Problem details>
Wherever a line in the data below holds "this", copy that line.

Dataset entries>

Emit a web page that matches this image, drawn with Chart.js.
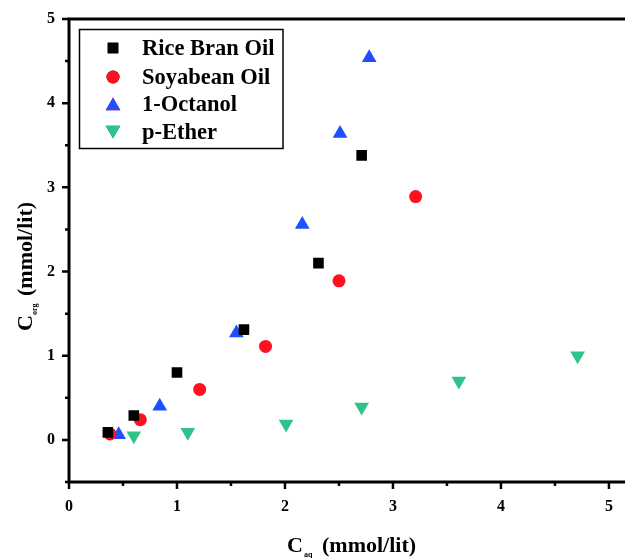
<!DOCTYPE html>
<html>
<head>
<meta charset="utf-8">
<script src="https://cdn.jsdelivr.net/npm/chart.js@4.4.1/dist/chart.umd.min.js"></script>
<style>
  html, body { margin: 0; padding: 0; background: #fff; overflow: hidden; }
  #wrap { width: 625px; height: 558px; position: relative; }
</style>
</head>
<body>
<div id="wrap"><canvas id="chart" width="625" height="558"></canvas></div>
<script>
// data
const riceX = [0.36, 0.60, 1.00, 1.62, 2.31, 2.71];
const riceY = [0.09, 0.29, 0.80, 1.31, 2.10, 3.38];
const soyX = [0.38, 0.66, 1.21, 1.82, 2.50, 3.21];
const soyY = [0.07, 0.24, 0.60, 1.11, 1.89, 2.89];
const octX = [0.46, 0.84, 1.55, 2.16, 2.51, 2.78];
const octY = [0.06, 0.40, 1.27, 2.56, 3.64, 4.54];
const etherX = [0.60, 1.10, 2.01, 2.71, 3.61, 4.71];
const etherY = [0.05, 0.09, 0.19, 0.39, 0.70, 1.00];

const seriesNames = ["Rice Bran Oil", "Soyabean Oil", "1-Octanol", "p-Ether"];
const xTicks = [0, 1, 2, 3, 4, 5];
const yTicks = [0, 1, 2, 3, 4, 5];
const xMinor = [0.5, 1.5, 2.5, 3.5, 4.5];
const yMinor = [-0.5, 0.5, 1.5, 2.5, 3.5, 4.5];

const serif = "'Liberation Serif', 'Times New Roman', serif";

function pts(xs, ys) {
    return xs.map((x, i) => ({ x: x, y: ys[i] }));
}

// frame, tick marks, axis titles and boxed legend
const extras = {
    id: "extras",
    afterDraw(chart) {
        const ctx = chart.ctx;
        const a = chart.chartArea;
        const xs = chart.scales.x;
        const ys = chart.scales.y;
        ctx.save();
        ctx.strokeStyle = "#000";
        ctx.lineWidth = 3;
        ctx.beginPath();
        ctx.moveTo(a.left, a.top);
        ctx.lineTo(chart.width, a.top);
        ctx.moveTo(a.left, a.top - 1.5);
        ctx.lineTo(a.left, a.bottom);
        ctx.lineTo(chart.width, a.bottom);
        ctx.stroke();

        ctx.lineWidth = 2.5;
        ctx.beginPath();
        xTicks.forEach(v => {
            const p = xs.getPixelForValue(v);
            ctx.moveTo(p, a.bottom); ctx.lineTo(p, a.bottom + 7);
        });
        xMinor.forEach(v => {
            const p = xs.getPixelForValue(v);
            ctx.moveTo(p, a.bottom); ctx.lineTo(p, a.bottom + 4);
        });
        yTicks.forEach(v => {
            const p = ys.getPixelForValue(v);
            ctx.moveTo(a.left, p); ctx.lineTo(a.left - 7, p);
        });
        yMinor.forEach(v => {
            const p = ys.getPixelForValue(v);
            ctx.moveTo(a.left, p); ctx.lineTo(a.left - 4, p);
        });
        ctx.stroke();

        // x title
        ctx.fillStyle = "#000";
        ctx.textBaseline = "alphabetic";
        ctx.textAlign = "left";
        ctx.font = "bold 22px " + serif;
        ctx.fillText("C", 287, 552);
        ctx.font = "bold 8px " + serif;
        ctx.fillText("aq", 304, 557);
        ctx.font = "bold 22px " + serif;
        ctx.fillText("(mmol/lit)", 322, 552);

        // y title
        ctx.save();
        ctx.translate(32, 0);
        ctx.rotate(-Math.PI / 2);
        ctx.font = "bold 22px " + serif;
        ctx.fillText("C", -331, 0);
        ctx.font = "bold 8px " + serif;
        ctx.fillText("org", -315, 5);
        ctx.font = "bold 22px " + serif;
        ctx.fillText("(mmol/lit)", -296, 0);
        ctx.restore();

        // legend
        ctx.lineWidth = 1.5;
        ctx.strokeRect(79.5, 29.5, 203.5, 119);
        const rows = [48, 77, 104, 132];
        chart.data.datasets.forEach((ds, i) => {
            Chart.helpers.drawPoint(ctx, {
                pointStyle: ds.pointStyle,
                radius: ds.pointRadius,
                rotation: ds.rotation || 0,
                borderWidth: 0
            }, 113, rows[i] + (ds.pointStyle === "triangle" ? (ds.rotation ? -2 : 2) : 0));
            ctx.fillStyle = ds.backgroundColor;
            ctx.fill();
        });
        ctx.fillStyle = "#000";
        ctx.font = "bold 22.5px " + serif;
        ctx.textBaseline = "middle";
        seriesNames.forEach((n, i) => {
            ctx.fillText(n, 142, rows[i] + 1);
        });
        ctx.restore();
    }
};

new Chart(document.getElementById("chart"), {
    type: "scatter",
    data: {
        datasets: [
            { label: seriesNames[0], data: pts(riceX, riceY), pointStyle: "rect", pointRadius: 7.5,
              backgroundColor: "#000000", borderWidth: 0 },
            { label: seriesNames[1], data: pts(soyX, soyY), pointStyle: "circle", pointRadius: 6.5,
              backgroundColor: "#ff1020", borderWidth: 0 },
            { label: seriesNames[2], data: pts(octX, octY), pointStyle: "triangle", pointRadius: 8.5,
              backgroundColor: "#1e50ff", borderWidth: 0 },
            { label: seriesNames[3], data: pts(etherX, etherY), pointStyle: "triangle", rotation: 180, pointRadius: 8.5,
              backgroundColor: "#2ec489", borderWidth: 0 }
        ]
    },
    options: {
        responsive: false,
        animation: false,
        maintainAspectRatio: false,
        layout: { padding: { top: 19, right: 0, left: 0, bottom: 0 } },
        plugins: {
            legend: { display: false },
            tooltip: { enabled: false }
        },
        elements: { point: { hoverRadius: 8 } },
        scales: {
            x: {
                type: "linear",
                min: 0,
                max: 5.07,
                grid: { display: false },
                border: { display: false },
                afterBuildTicks: s => { s.ticks = xTicks.map(v => ({ value: v })); },
                afterFit: s => { s.height = 76; },
                ticks: {
                    color: "#000",
                    padding: 7,
                    maxRotation: 0,
                    font: { family: serif, size: 16, weight: "bold" }
                }
            },
            y: {
                type: "linear",
                min: -0.5,
                max: 5,
                grid: { display: false },
                border: { display: false },
                afterBuildTicks: s => { s.ticks = yTicks.map(v => ({ value: v })); },
                afterFit: s => { s.width = 69; },
                ticks: {
                    color: "#000",
                    padding: 6,
                    font: { family: serif, size: 16, weight: "bold" }
                }
            }
        }
    },
    plugins: [extras]
});
</script>
</body>
</html>
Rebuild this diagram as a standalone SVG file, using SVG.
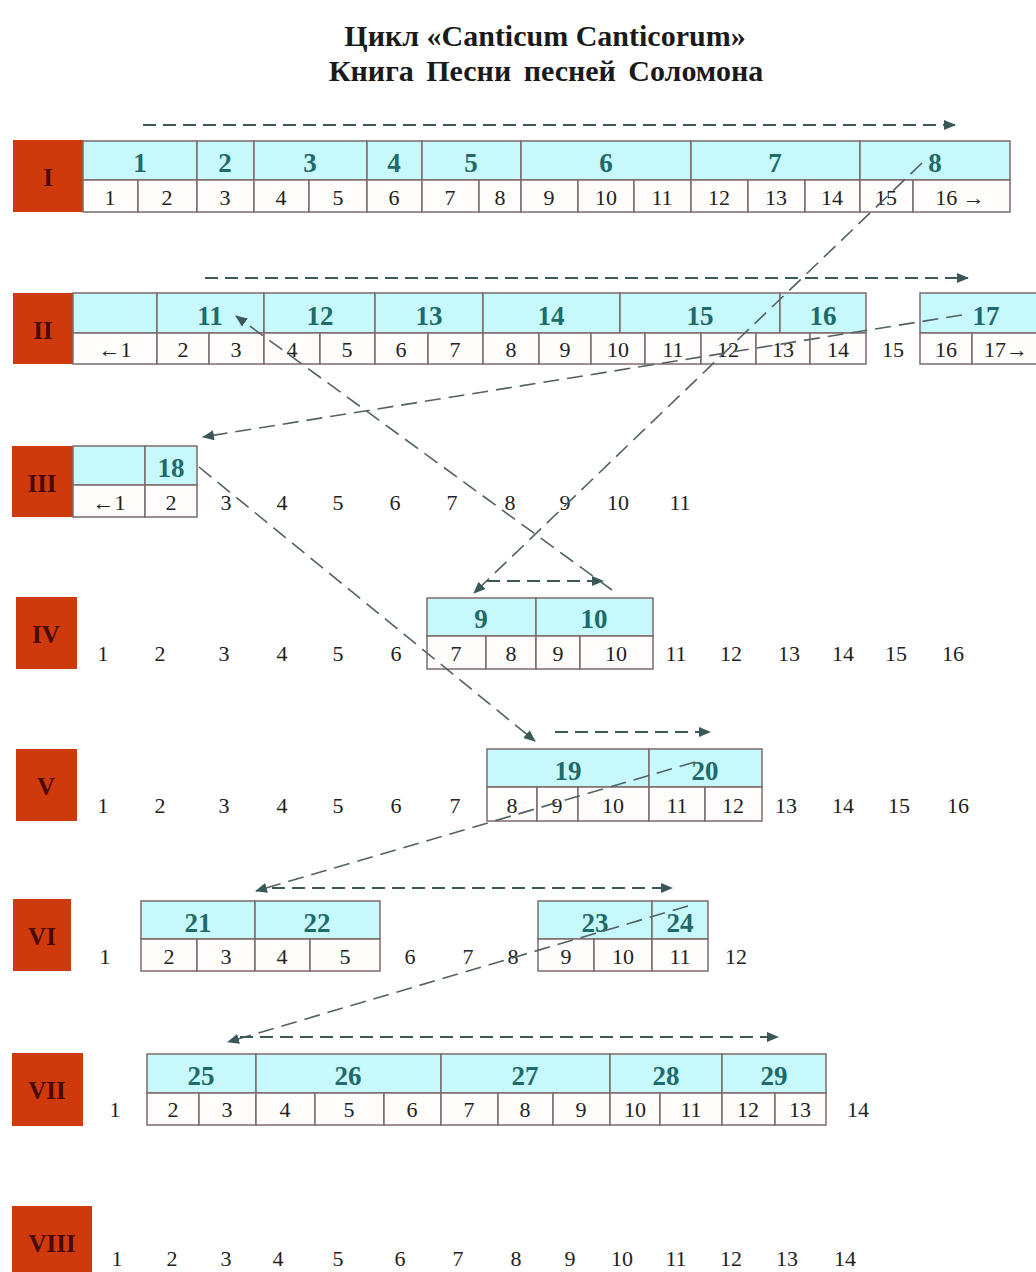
<svg xmlns="http://www.w3.org/2000/svg" width="1036" height="1272" viewBox="0 0 1036 1272">
<defs>
<style>
.bg{fill:#ffffff}
.title{font-family:"Liberation Serif","DejaVu Serif",serif;font-weight:bold;font-size:30px;fill:#1a1a1a;text-anchor:middle}
.box{fill:#CF3A0D}
.rn{font-family:"Liberation Serif",serif;font-weight:bold;font-size:25px;fill:#4A0906;text-anchor:middle}
.tc{fill:#C7F8FB;stroke:#7E6B6B;stroke-width:1.5}
.bc{fill:#FFFCFC;stroke:#7E6B6B;stroke-width:1.5}
.vn{font-family:"Liberation Serif",serif;font-weight:bold;font-size:27px;fill:#1F6A6A;text-anchor:middle}
.n{font-family:"Liberation Serif",serif;font-size:22px;fill:#222222;text-anchor:middle}
.ha{fill:none;stroke:#3A5858;stroke-width:2.2;stroke-dasharray:13 7;marker-end:url(#ah)}
.da{fill:none;stroke:#526262;stroke-width:1.6;stroke-dasharray:16 8;marker-end:url(#ah)}
</style>
<marker id="ah" viewBox="0 0 12 10" refX="11" refY="5" markerWidth="12" markerHeight="10" markerUnits="userSpaceOnUse" orient="auto">
<path d="M0,0 L12,5 L0,10 Z" fill="#3A5858"/>
</marker>
</defs>
<rect class="bg" x="0" y="0" width="1036" height="1272"/>

<g id="title">
<text class="title" x="545" y="46">Цикл «Canticum Canticorum»</text>
<text class="title" x="546" y="81" word-spacing="5">Книга Песни песней Соломона</text>
</g>

<g id="row-I">
<rect class="box" x="13" y="140" width="70" height="72"/>
<text class="rn" x="48" y="186">I</text>
<rect class="tc" x="83" y="141" width="114" height="39"/>
<rect class="tc" x="197" y="141" width="57" height="39"/>
<rect class="tc" x="254" y="141" width="113" height="39"/>
<rect class="tc" x="367" y="141" width="55" height="39"/>
<rect class="tc" x="422" y="141" width="99" height="39"/>
<rect class="tc" x="521" y="141" width="170" height="39"/>
<rect class="tc" x="691" y="141" width="169" height="39"/>
<rect class="tc" x="860" y="141" width="150" height="39"/>
<rect class="bc" x="83" y="180" width="55" height="32"/>
<rect class="bc" x="138" y="180" width="59" height="32"/>
<rect class="bc" x="197" y="180" width="57" height="32"/>
<rect class="bc" x="254" y="180" width="55" height="32"/>
<rect class="bc" x="309" y="180" width="58" height="32"/>
<rect class="bc" x="367" y="180" width="55" height="32"/>
<rect class="bc" x="422" y="180" width="57" height="32"/>
<rect class="bc" x="479" y="180" width="42" height="32"/>
<rect class="bc" x="521" y="180" width="57" height="32"/>
<rect class="bc" x="578" y="180" width="56" height="32"/>
<rect class="bc" x="634" y="180" width="57" height="32"/>
<rect class="bc" x="691" y="180" width="57" height="32"/>
<rect class="bc" x="748" y="180" width="57" height="32"/>
<rect class="bc" x="805" y="180" width="55" height="32"/>
<rect class="bc" x="860" y="180" width="53" height="32"/>
<rect class="bc" x="913" y="180" width="97" height="32"/>
<text class="vn" x="140" y="172">1</text>
<text class="vn" x="225" y="172">2</text>
<text class="vn" x="310" y="172">3</text>
<text class="vn" x="394" y="172">4</text>
<text class="vn" x="471" y="172">5</text>
<text class="vn" x="606" y="172">6</text>
<text class="vn" x="775" y="172">7</text>
<text class="vn" x="935" y="172">8</text>
<text class="n" x="110" y="205">1</text>
<text class="n" x="167" y="205">2</text>
<text class="n" x="225" y="205">3</text>
<text class="n" x="281" y="205">4</text>
<text class="n" x="338" y="205">5</text>
<text class="n" x="394" y="205">6</text>
<text class="n" x="450" y="205">7</text>
<text class="n" x="500" y="205">8</text>
<text class="n" x="549" y="205">9</text>
<text class="n" x="606" y="205">10</text>
<text class="n" x="662" y="205">11</text>
<text class="n" x="719" y="205">12</text>
<text class="n" x="776" y="205">13</text>
<text class="n" x="832" y="205">14</text>
<text class="n" x="886" y="205">15</text>
<text class="n" x="960" y="205">16 →</text>
</g>

<g id="row-II">
<rect class="box" x="13" y="293" width="60" height="71"/>
<text class="rn" x="43" y="339">II</text>
<rect class="tc" x="73" y="293" width="84" height="40"/>
<rect class="tc" x="157" y="293" width="107" height="40"/>
<rect class="tc" x="264" y="293" width="111" height="40"/>
<rect class="tc" x="375" y="293" width="108" height="40"/>
<rect class="tc" x="483" y="293" width="137" height="40"/>
<rect class="tc" x="620" y="293" width="160" height="40"/>
<rect class="tc" x="780" y="293" width="86" height="40"/>
<rect class="tc" x="920" y="293" width="130" height="40"/>
<rect class="bc" x="73" y="333" width="84" height="31"/>
<rect class="bc" x="157" y="333" width="52" height="31"/>
<rect class="bc" x="209" y="333" width="55" height="31"/>
<rect class="bc" x="264" y="333" width="56" height="31"/>
<rect class="bc" x="320" y="333" width="55" height="31"/>
<rect class="bc" x="375" y="333" width="53" height="31"/>
<rect class="bc" x="428" y="333" width="55" height="31"/>
<rect class="bc" x="483" y="333" width="56" height="31"/>
<rect class="bc" x="539" y="333" width="52" height="31"/>
<rect class="bc" x="591" y="333" width="54" height="31"/>
<rect class="bc" x="645" y="333" width="56" height="31"/>
<rect class="bc" x="701" y="333" width="55" height="31"/>
<rect class="bc" x="756" y="333" width="54" height="31"/>
<rect class="bc" x="810" y="333" width="56" height="31"/>
<rect class="bc" x="920" y="333" width="52" height="31"/>
<rect class="bc" x="972" y="333" width="78" height="31"/>
<text class="vn" x="210" y="325">11</text>
<text class="vn" x="320" y="325">12</text>
<text class="vn" x="429" y="325">13</text>
<text class="vn" x="551" y="325">14</text>
<text class="vn" x="700" y="325">15</text>
<text class="vn" x="823" y="325">16</text>
<text class="vn" x="986" y="325">17</text>
<text class="n" x="115" y="357">←1</text>
<text class="n" x="183" y="357">2</text>
<text class="n" x="236" y="357">3</text>
<text class="n" x="292" y="357">4</text>
<text class="n" x="347" y="357">5</text>
<text class="n" x="401" y="357">6</text>
<text class="n" x="455" y="357">7</text>
<text class="n" x="511" y="357">8</text>
<text class="n" x="565" y="357">9</text>
<text class="n" x="618" y="357">10</text>
<text class="n" x="673" y="357">11</text>
<text class="n" x="728" y="357">12</text>
<text class="n" x="783" y="357">13</text>
<text class="n" x="838" y="357">14</text>
<text class="n" x="893" y="357">15</text>
<text class="n" x="946" y="357">16</text>
<text class="n" x="1006" y="357">17→</text>
</g>

<g id="row-III">
<rect class="box" x="12" y="446" width="61" height="71"/>
<text class="rn" x="42" y="492">III</text>
<rect class="tc" x="73" y="446" width="72" height="39"/>
<rect class="tc" x="145" y="446" width="52" height="39"/>
<rect class="bc" x="73" y="485" width="72" height="32"/>
<rect class="bc" x="145" y="485" width="52" height="32"/>
<text class="vn" x="171" y="477">18</text>
<text class="n" x="109" y="510">←1</text>
<text class="n" x="171" y="510">2</text>
<text class="n" x="226" y="510">3</text>
<text class="n" x="282" y="510">4</text>
<text class="n" x="338" y="510">5</text>
<text class="n" x="395" y="510">6</text>
<text class="n" x="452" y="510">7</text>
<text class="n" x="510" y="510">8</text>
<text class="n" x="565" y="510">9</text>
<text class="n" x="618" y="510">10</text>
<text class="n" x="680" y="510">11</text>
</g>

<g id="row-IV">
<rect class="box" x="16" y="597" width="61" height="72"/>
<text class="rn" x="46" y="643">IV</text>
<rect class="tc" x="427" y="598" width="109" height="38"/>
<rect class="tc" x="536" y="598" width="117" height="38"/>
<rect class="bc" x="427" y="636" width="59" height="33"/>
<rect class="bc" x="486" y="636" width="50" height="33"/>
<rect class="bc" x="536" y="636" width="44" height="33"/>
<rect class="bc" x="580" y="636" width="73" height="33"/>
<text class="vn" x="481" y="628">9</text>
<text class="vn" x="594" y="628">10</text>
<text class="n" x="456" y="661">7</text>
<text class="n" x="511" y="661">8</text>
<text class="n" x="558" y="661">9</text>
<text class="n" x="616" y="661">10</text>
<text class="n" x="103" y="661">1</text>
<text class="n" x="160" y="661">2</text>
<text class="n" x="224" y="661">3</text>
<text class="n" x="282" y="661">4</text>
<text class="n" x="338" y="661">5</text>
<text class="n" x="396" y="661">6</text>
<text class="n" x="676" y="661">11</text>
<text class="n" x="731" y="661">12</text>
<text class="n" x="789" y="661">13</text>
<text class="n" x="843" y="661">14</text>
<text class="n" x="896" y="661">15</text>
<text class="n" x="953" y="661">16</text>
</g>

<g id="row-V">
<rect class="box" x="16" y="749" width="61" height="72"/>
<text class="rn" x="46" y="795">V</text>
<rect class="tc" x="487" y="749" width="162" height="38"/>
<rect class="tc" x="649" y="749" width="113" height="38"/>
<rect class="bc" x="487" y="787" width="50" height="34"/>
<rect class="bc" x="537" y="787" width="41" height="34"/>
<rect class="bc" x="578" y="787" width="71" height="34"/>
<rect class="bc" x="649" y="787" width="56" height="34"/>
<rect class="bc" x="705" y="787" width="57" height="34"/>
<text class="vn" x="568" y="780">19</text>
<text class="vn" x="705" y="780">20</text>
<text class="n" x="512" y="813">8</text>
<text class="n" x="557" y="813">9</text>
<text class="n" x="613" y="813">10</text>
<text class="n" x="677" y="813">11</text>
<text class="n" x="733" y="813">12</text>
<text class="n" x="103" y="813">1</text>
<text class="n" x="160" y="813">2</text>
<text class="n" x="224" y="813">3</text>
<text class="n" x="282" y="813">4</text>
<text class="n" x="338" y="813">5</text>
<text class="n" x="396" y="813">6</text>
<text class="n" x="455" y="813">7</text>
<text class="n" x="786" y="813">13</text>
<text class="n" x="843" y="813">14</text>
<text class="n" x="899" y="813">15</text>
<text class="n" x="958" y="813">16</text>
</g>

<g id="row-VI">
<rect class="box" x="13" y="899" width="58" height="72"/>
<text class="rn" x="42" y="945">VI</text>
<rect class="tc" x="141" y="901" width="114" height="38"/>
<rect class="tc" x="255" y="901" width="125" height="38"/>
<rect class="bc" x="141" y="939" width="56" height="32"/>
<rect class="bc" x="197" y="939" width="58" height="32"/>
<rect class="bc" x="255" y="939" width="55" height="32"/>
<rect class="bc" x="310" y="939" width="70" height="32"/>
<rect class="tc" x="538" y="901" width="114" height="38"/>
<rect class="tc" x="652" y="901" width="56" height="38"/>
<rect class="bc" x="538" y="939" width="56" height="32"/>
<rect class="bc" x="594" y="939" width="58" height="32"/>
<rect class="bc" x="652" y="939" width="56" height="32"/>
<text class="vn" x="198" y="932">21</text>
<text class="vn" x="317" y="932">22</text>
<text class="vn" x="595" y="932">23</text>
<text class="vn" x="680" y="932">24</text>
<text class="n" x="169" y="964">2</text>
<text class="n" x="226" y="964">3</text>
<text class="n" x="282" y="964">4</text>
<text class="n" x="345" y="964">5</text>
<text class="n" x="566" y="964">9</text>
<text class="n" x="623" y="964">10</text>
<text class="n" x="680" y="964">11</text>
<text class="n" x="105" y="964">1</text>
<text class="n" x="410" y="964">6</text>
<text class="n" x="468" y="964">7</text>
<text class="n" x="513" y="964">8</text>
<text class="n" x="736" y="964">12</text>
</g>

<g id="row-VII">
<rect class="box" x="12" y="1053" width="71" height="73"/>
<text class="rn" x="47" y="1099">VII</text>
<rect class="tc" x="147" y="1054" width="109" height="39"/>
<rect class="tc" x="256" y="1054" width="185" height="39"/>
<rect class="tc" x="441" y="1054" width="169" height="39"/>
<rect class="tc" x="610" y="1054" width="112" height="39"/>
<rect class="tc" x="722" y="1054" width="104" height="39"/>
<rect class="bc" x="147" y="1093" width="52" height="32"/>
<rect class="bc" x="199" y="1093" width="57" height="32"/>
<rect class="bc" x="256" y="1093" width="59" height="32"/>
<rect class="bc" x="315" y="1093" width="69" height="32"/>
<rect class="bc" x="384" y="1093" width="57" height="32"/>
<rect class="bc" x="441" y="1093" width="57" height="32"/>
<rect class="bc" x="498" y="1093" width="55" height="32"/>
<rect class="bc" x="553" y="1093" width="57" height="32"/>
<rect class="bc" x="610" y="1093" width="50" height="32"/>
<rect class="bc" x="660" y="1093" width="62" height="32"/>
<rect class="bc" x="722" y="1093" width="53" height="32"/>
<rect class="bc" x="775" y="1093" width="51" height="32"/>
<text class="vn" x="201" y="1085">25</text>
<text class="vn" x="348" y="1085">26</text>
<text class="vn" x="525" y="1085">27</text>
<text class="vn" x="666" y="1085">28</text>
<text class="vn" x="774" y="1085">29</text>
<text class="n" x="115" y="1117">1</text>
<text class="n" x="173" y="1117">2</text>
<text class="n" x="227" y="1117">3</text>
<text class="n" x="285" y="1117">4</text>
<text class="n" x="349" y="1117">5</text>
<text class="n" x="412" y="1117">6</text>
<text class="n" x="469" y="1117">7</text>
<text class="n" x="525" y="1117">8</text>
<text class="n" x="581" y="1117">9</text>
<text class="n" x="635" y="1117">10</text>
<text class="n" x="691" y="1117">11</text>
<text class="n" x="748" y="1117">12</text>
<text class="n" x="800" y="1117">13</text>
<text class="n" x="858" y="1117">14</text>
</g>

<g id="row-VIII">
<rect class="box" x="12" y="1206" width="80" height="70"/>
<text class="rn" x="52" y="1252">VIII</text>
<text class="n" x="117" y="1266">1</text>
<text class="n" x="172" y="1266">2</text>
<text class="n" x="226" y="1266">3</text>
<text class="n" x="278" y="1266">4</text>
<text class="n" x="338" y="1266">5</text>
<text class="n" x="400" y="1266">6</text>
<text class="n" x="458" y="1266">7</text>
<text class="n" x="516" y="1266">8</text>
<text class="n" x="570" y="1266">9</text>
<text class="n" x="622" y="1266">10</text>
<text class="n" x="676" y="1266">11</text>
<text class="n" x="731" y="1266">12</text>
<text class="n" x="787" y="1266">13</text>
<text class="n" x="845" y="1266">14</text>
</g>

<g id="connectors">
<path class="ha" d="M143,125 H955"/>
<path class="da" d="M922,163 L474,593"/>
<path class="ha" d="M205,278 H968"/>
<path class="da" d="M962,315 L203,437"/>
<path class="ha" d="M487,581 H603"/>
<path class="da" d="M612,590 L236,316"/>
<path class="da" d="M199,467 L535,741"/>
<path class="ha" d="M555,732 H710"/>
<path class="da" d="M695,762 L256,891"/>
<path class="ha" d="M272,888 H672"/>
<path class="da" d="M688,906 L228,1042"/>
<path class="ha" d="M240,1037 H778"/>
</g>
</svg>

Answer in full>
Emit a web page that matches this image, drawn with Chart.js.
Rebuild this diagram as a standalone SVG file, using SVG.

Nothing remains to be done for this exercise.